Work instructions.
From the first line of the data below through the line bearing "const a1RightScale = [0, 800, 200];", reproduce each line exactly; do not include pictures.
======== Data segment ========
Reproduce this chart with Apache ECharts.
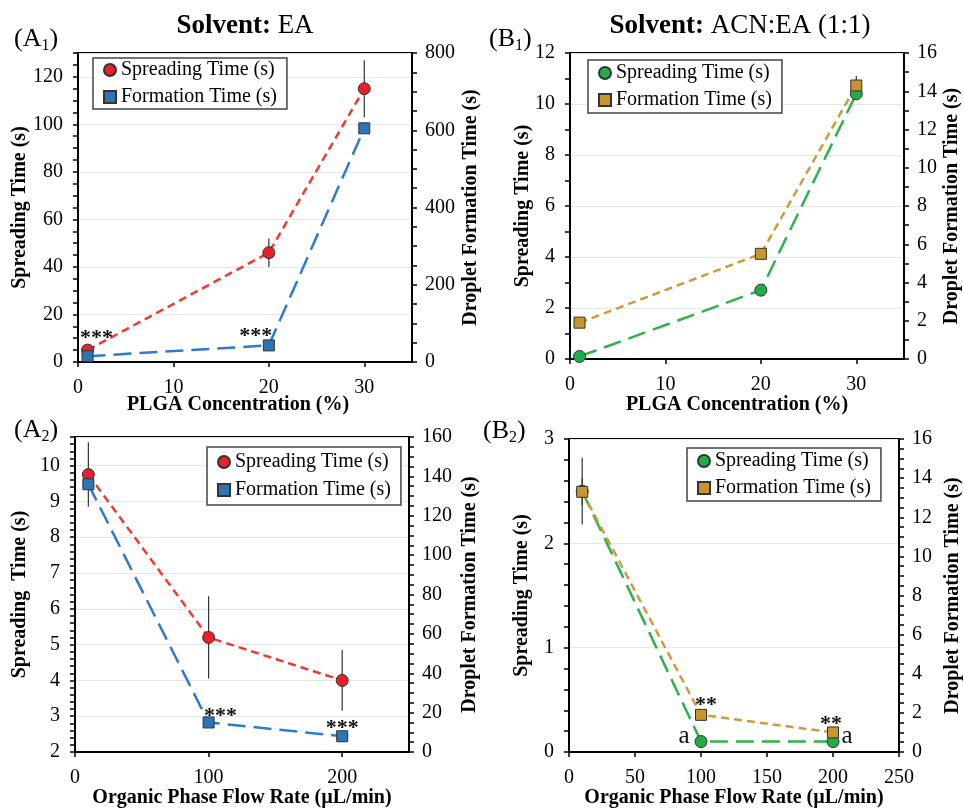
<!DOCTYPE html>
<html><head><meta charset="utf-8">
<script src="https://cdn.jsdelivr.net/npm/echarts@6/dist/echarts.min.js"></script>
<style>html,body{margin:0;padding:0;background:#fff}#c{width:964px;height:809px}</style>
</head><body><div id="c"></div>
<script>
const FONT = '"Liberation Serif", "Times New Roman", serif';

// ---------- Panel A1 : Solvent EA, vs PLGA concentration ----------
const a1X = [1, 20, 30];
const a1Spread = [5, 46, 115];
const a1SpreadErr = [0, 6, 12];
const a1Form = [15, 43, 605];
const a1FormErr = [0, 0, 0];
const a1SpreadNotes = ['***', '', ''];
const a1FormNotes = ['', '***', ''];
const a1XScale = [0, 35, 10];
const a1LeftScale = [0, 130, 20];
const a1RightScale = [0, 800, 200];

// ---------- Panel B1 : Solvent ACN:EA (1:1), vs PLGA concentration ----------
const b1X = [1, 20, 30];
const b1Spread = [0.1, 2.7, 10.4];
const b1SpreadErr = [0, 0, 0];
const b1Form = [1.9, 5.5, 14.3];
const b1FormErr = [0, 0, 0.5];
const b1SpreadNotes = ['', '', ''];
const b1FormNotes = ['', '', ''];
const b1XScale = [0, 35, 10];
const b1LeftScale = [0, 12, 2];
const b1RightScale = [0, 16, 2];

// ---------- Panel A2 : Solvent EA, vs organic phase flow rate ----------
const a2X = [10, 100, 200];
const a2Spread = [9.75, 5.2, 4.0];
const a2SpreadErr = [0.9, 1.15, 0.85];
const a2Form = [136, 15, 8];
const a2FormErr = [0, 0, 0];
const a2SpreadNotes = ['', '', ''];
const a2FormNotes = ['', '***', '***'];
const a2XScale = [0, 250, 100];
const a2LeftScale = [2, 10.8, 1];
const a2RightScale = [0, 160, 20];

// ---------- Panel B2 : Solvent ACN:EA (1:1), vs organic phase flow rate ----------
const b2X = [10, 100, 200];
const b2Spread = [2.5, 0.1, 0.1];
const b2SpreadErr = [0.32, 0, 0];
const b2Form = [13.3, 1.9, 1.0];
const b2FormErr = [0.7, 0, 0];
const b2SpreadNotes = ['', 'a', 'a'];
const b2FormNotes = ['', '**', '**'];
const b2XScale = [0, 250, 50];
const b2LeftScale = [0, 3, 1];
const b2RightScale = [0, 16, 2];

const titleLeft = 'Solvent:';
const titleEA = ' EA';
const titleMix = ' ACN:EA (1:1)';
const xNameConc = 'PLGA Concentration (%)';
const xNameFlow = 'Organic Phase Flow Rate (µL/min)';
const yNameLeft = 'Spreading Time (s)';
const yNameLeftA2 = 'Spreading  Time (s)';
const yNameRight = 'Droplet Formation Time (s)';
const legSpread = 'Spreading Time (s)';
const legForm = 'Formation Time (s)';

// ---------- styles / layout ----------
const RED = '#e8202a', RED_L = '#f03a30';
const BLUE = '#2e75b6', BLUE_L = '#2d7bcf';
const GREEN = '#1fae4b', GREEN_L = '#2bb44a';
const GOLD = '#c8952e', GOLD_L = '#d09a3c';

const panels = [
  { id: 'A1', grid: {left: 78, top: 53, width: 334, height: 309},
    x: a1X, s: a1Spread, se: a1SpreadErr, f: a1Form, fe: a1FormErr, sn: a1SpreadNotes, fn: a1FormNotes,
    xs: a1XScale, ls: a1LeftScale, rs: a1RightScale, xName: xNameConc, yName: yNameLeft,
    c1: RED, l1: RED_L, c2: BLUE, l2: BLUE_L, dash1: [8, 5], dash2: [18, 8],
    lMinor: 4, rMinor: 4, showXMax: false, showLMax: false,
    lGap: 48, rGap: 49, xGap: 33, xPad: [0, 14, 0, 0],
    legend: {left: 93, top: 58, padding: [2, 10, 2, 10], itemGap: 7},
    snOff: [[9, -12], null, null], fnOff: [null, [-13, -9], null] },
  { id: 'B1', grid: {left: 570, top: 53, width: 334, height: 306},
    x: b1X, s: b1Spread, se: b1SpreadErr, f: b1Form, fe: b1FormErr, sn: b1SpreadNotes, fn: b1FormNotes,
    xs: b1XScale, ls: b1LeftScale, rs: b1RightScale, xName: xNameConc, yName: yNameLeft,
    c1: GREEN, l1: GREEN_L, c2: GOLD, l2: GOLD_L, dash1: [18, 8], dash2: [8, 5],
    lMinor: 2, rMinor: 2, showXMax: false, showLMax: true,
    lGap: 37, rGap: 38, xGap: 36, xPad: [0, 0, 0, 0],
    legend: {left: 588, top: 60, padding: [3, 10, 3, 10], itemGap: 7},
    snOff: [null, null, null], fnOff: [null, null, null] },
  { id: 'A2', grid: {left: 75, top: 437, width: 334, height: 315},
    x: a2X, s: a2Spread, se: a2SpreadErr, f: a2Form, fe: a2FormErr, sn: a2SpreadNotes, fn: a2FormNotes,
    xs: a2XScale, ls: a2LeftScale, rs: a2RightScale, xName: xNameFlow, yName: yNameLeftA2,
    c1: RED, l1: RED_L, c2: BLUE, l2: BLUE_L, dash1: [8, 5], dash2: [18, 8],
    lMinor: 5, rMinor: 4, showXMax: false, showLMax: false,
    lGap: 45, rGap: 51, xGap: 36, xPad: [0, 0, 0, 0],
    legend: {left: 207, top: 447, padding: [5, 10, 5, 10], itemGap: 8},
    snOff: [null, null, null], fnOff: [null, [12, -6], [0, -8]] },
  { id: 'B2', grid: {left: 569, top: 439, width: 330, height: 314},
    x: b2X, s: b2Spread, se: b2SpreadErr, f: b2Form, fe: b2FormErr, sn: b2SpreadNotes, fn: b2FormNotes,
    xs: b2XScale, ls: b2LeftScale, rs: b2RightScale, xName: xNameFlow, yName: yNameLeft,
    c1: GREEN, l1: GREEN_L, c2: GOLD, l2: GOLD_L, dash1: [18, 8], dash2: [8, 5],
    lMinor: 5, rMinor: 4, showXMax: true, showLMax: true,
    lGap: 37, rGap: 44, xGap: 36, xPad: [0, 0, 0, 0],
    legend: {left: 687, top: 448, padding: [3, 10, 3, 10], itemGap: 7},
    snOff: [null, [-17, -5], [14, -5]], fnOff: [null, [5, -10], [-2, -8]] }
];

const grids = [], xAxes = [], yAxes = [], series = [], legends = [];

function tickStyle() { return {show: true, inside: false, length: 5, lineStyle: {color: '#000', width: 1.5}}; }
function labelStyle(extra) { return Object.assign({fontFamily: FONT, fontSize: 20, color: '#000'}, extra); }
function nameStyle(extra) { return Object.assign({fontFamily: FONT, fontSize: 20, fontWeight: 'bold', color: '#000'}, extra); }

function pointData(xs, ys, notes, offs) {
  return xs.map((x, i) => {
    const item = {value: [x, ys[i]]};
    if (notes[i]) {
      const isA = notes[i] === 'a';
      item.label = {show: true, formatter: notes[i], position: 'inside', offset: offs[i] || [0, -12],
        fontFamily: FONT, fontSize: isA ? 25 : 22, fontWeight: isA ? 'normal' : 'bold', color: '#111'};
    }
    return item;
  });
}

function errSeries(gi, yIdx, xs, ys, es) {
  const d = [];
  xs.forEach((x, i) => { if (es[i] > 0) d.push([x, ys[i] - es[i], ys[i] + es[i]]); });
  if (!d.length) return null;
  return {
    type: 'custom', xAxisIndex: gi, yAxisIndex: yIdx, data: d, silent: true, z: 1,
    renderItem: (params, api) => {
      const a = api.coord([api.value(0), api.value(1)]);
      const b = api.coord([api.value(0), api.value(2)]);
      return {type: 'line', shape: {x1: a[0], y1: a[1], x2: b[0], y2: b[1]},
        style: {stroke: '#333', lineWidth: 1.2}};
    }
  };
}

panels.forEach((p, gi) => {
  grids.push(Object.assign({show: true, borderColor: '#000', borderWidth: 2, backgroundColor: 'transparent', containLabel: false}, p.grid));
  xAxes.push({
    type: 'value', gridIndex: gi, min: p.xs[0], max: p.xs[1], interval: p.xs[2],
    axisLine: {show: true, onZero: false, lineStyle: {color: '#000', width: 2}},
    axisTick: tickStyle(), splitLine: {show: false},
    axisLabel: labelStyle({margin: 16, showMaxLabel: p.showXMax}),
    name: p.xName, nameLocation: 'middle', nameGap: p.xGap, nameMoveOverlap: false,
    nameTextStyle: nameStyle({padding: p.xPad})
  });
  yAxes.push({
    type: 'value', gridIndex: gi, position: 'left', min: p.ls[0], max: p.ls[1], interval: p.ls[2],
    axisLine: {show: true, onZero: false, lineStyle: {color: '#000', width: 2}},
    axisTick: tickStyle(), minorTick: {show: true, splitNumber: p.lMinor, length: 5, lineStyle: {color: '#000', width: 1.5}},
    splitLine: {show: true, lineStyle: {color: '#e6e6e6', width: 1}},
    axisLabel: labelStyle({margin: 15, showMaxLabel: p.showLMax}),
    name: p.yName, nameLocation: 'middle', nameGap: p.lGap, nameMoveOverlap: false, nameTextStyle: nameStyle()
  });
  yAxes.push({
    type: 'value', gridIndex: gi, position: 'right', min: p.rs[0], max: p.rs[1], interval: p.rs[2], alignTicks: false,
    axisLine: {show: true, onZero: false, lineStyle: {color: '#000', width: 2}},
    axisTick: tickStyle(), minorTick: {show: true, splitNumber: p.rMinor, length: 5, lineStyle: {color: '#000', width: 1.5}},
    splitLine: {show: false},
    axisLabel: labelStyle({margin: 13}),
    name: yNameRight, nameLocation: 'middle', nameGap: p.rGap, nameMoveOverlap: false, nameTextStyle: nameStyle()
  });
  const ly = gi * 2, ry = gi * 2 + 1;
  const e1 = errSeries(gi, ly, p.x, p.s, p.se);
  const e2 = errSeries(gi, ry, p.x, p.f, p.fe);
  if (e1) series.push(e1);
  if (e2) series.push(e2);
  const sName = p.id + ' ' + legSpread, fName = p.id + ' ' + legForm;
  series.push({
    type: 'line', name: sName, xAxisIndex: gi, yAxisIndex: ly,
    data: pointData(p.x, p.s, p.sn, p.snOff), symbol: 'circle', symbolSize: 12, showSymbol: true,
    itemStyle: {color: p.c1, borderColor: '#333', borderWidth: 1},
    lineStyle: {color: p.l1, width: 2.5, type: p.dash1}, z: 3, animation: false
  });
  series.push({
    type: 'line', name: fName, xAxisIndex: gi, yAxisIndex: ry,
    data: pointData(p.x, p.f, p.fn, p.fnOff), symbol: 'rect', symbolSize: 11, showSymbol: true,
    itemStyle: {color: p.c2, borderColor: '#333', borderWidth: 1},
    lineStyle: {color: p.l2, width: 2.5, type: p.dash2}, z: 3, animation: false
  });
  legends.push(Object.assign({
    show: true, orient: 'vertical', selectedMode: false,
    borderColor: '#444', borderWidth: 1.5, backgroundColor: '#fff',
    itemWidth: 12, itemHeight: 12,
    textStyle: {fontFamily: FONT, fontSize: 20, color: '#000'},
    formatter: (n) => n.replace(/^\S+ /, ''),
    data: [{name: sName, icon: 'circle'}, {name: fName, icon: 'rect'}]
  }, p.legend));
});

function panelLabel(letter, sub, x, y) {
  return {type: 'text', x: x, y: y, silent: true, style: {
    text: '{m|(' + letter + '}{s|' + sub + '}{m|)}', align: 'left', verticalAlign: 'middle',
    rich: {m: {fontFamily: FONT, fontSize: 26, lineHeight: 30, fill: '#000'},
           s: {fontFamily: FONT, fontSize: 16, lineHeight: 16, verticalAlign: 'bottom', fill: '#000'}}
  }};
}
function title(rest, x, y) {
  return {type: 'text', x: x, y: y, silent: true, style: {
    text: '{b|' + titleLeft + '}{n|' + rest + '}', align: 'center', verticalAlign: 'middle',
    rich: {b: {fontFamily: FONT, fontSize: 27, fontWeight: 'bold', fill: '#000'},
           n: {fontFamily: FONT, fontSize: 27, fill: '#000'}}
  }};
}

const chart = echarts.init(document.getElementById('c'), null, {renderer: 'canvas'});
chart.setOption({
  backgroundColor: '#fff',
  animation: false,
  grid: grids, xAxis: xAxes, yAxis: yAxes, series: series, legend: legends,
  graphic: [
    title(titleEA, 245, 26), title(titleMix, 740, 26),
    panelLabel('A', '1', 14, 39), panelLabel('B', '1', 489, 39),
    panelLabel('A', '2', 14, 430), panelLabel('B', '2', 483, 431)
  ]
});
</script></body></html>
========
Task answer.
Reproduce this chart with Apache ECharts.
<!DOCTYPE html>
<html><head><meta charset="utf-8">
<script src="https://cdn.jsdelivr.net/npm/echarts@6/dist/echarts.min.js"></script>
<style>html,body{margin:0;padding:0;background:#fff}#c{width:964px;height:809px}</style>
</head><body><div id="c"></div>
<script>
const FONT = '"Liberation Serif", "Times New Roman", serif';

// ---------- Panel A1 : Solvent EA, vs PLGA concentration ----------
const a1X = [1, 20, 30];
const a1Spread = [5, 46, 115];
const a1SpreadErr = [0, 6, 12];
const a1Form = [15, 43, 605];
const a1FormErr = [0, 0, 0];
const a1SpreadNotes = ['***', '', ''];
const a1FormNotes = ['', '***', ''];
const a1XScale = [0, 35, 10];
const a1LeftScale = [0, 130, 20];
const a1RightScale = [0, 800, 200];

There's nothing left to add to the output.